Las galletiterias eran negocios exclusivos de venta de galletitas, paredes enteras ocupadas por latas de galletitas, generalmente acompañadas con alguna caramerela.
En aquellos tiempos las heladerias no estaban abiertas todo el año por lo tanto mutaban y en verano vendían helados y en invierno galletitas. Recuerdo que existía la yapa si el vendedor tenía buena onda te daba alguna galletita para el camino o te daba a probar alguna de las nuevas que salían. Párrafo aparte para el sector del mostrador donde se ubicaban paquetitos con galletitas rotas obviamente se vendían a mitad de precio.
En los viejos almacenes, esas latas de galletitas ocupaban una pared entera y muchas veces era la más visible del local, a tal punto que si ibas a comprar detergente, 100 gramos de queso fresco o aceitunas, terminabas sin querer con un paquetito de un cuarto de galletas, sólo porque al verlas se te hacía agua la boca.
De la ceremonia que se montaba para venderlas en esos negocios de barrio, recuerdo no sólo las formas y colores, sino también el aroma de esas galletas cuando el vendedor abría la lata. Salía de adentro una especie de genio dispuesto a cumplirte el único deseo en el que estabas pensando en ese momento: deshacer esas delicias en tu paladar para completar ese momento íntimo entre uno y el manjar que había comenzado por los ojos y querías coronar en tu boca.

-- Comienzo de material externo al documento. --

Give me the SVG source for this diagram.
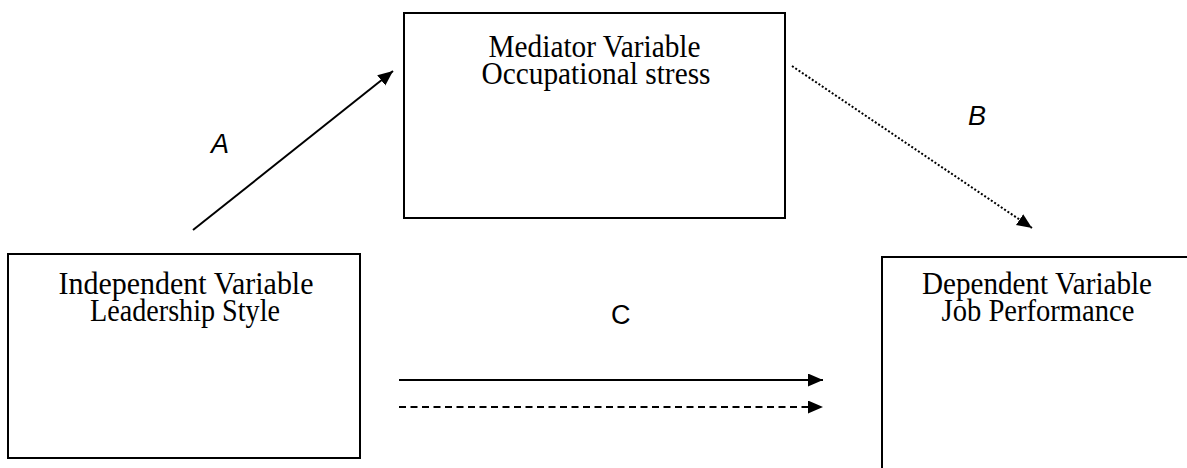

galletitas en caja de carton
La prolijidad con la que el vendedor las colocaba sobre un papel de almacén (luego en bolsitas), para luego envolverlas con un repulgue tipo empanada completaba el cuadro. Tanto esmero para que, no bien salir del lugar, rasgaras el paquete en la desesperación de culminar ese enamoramiento que había comenzado a simple vista y por la ventanita de la lata.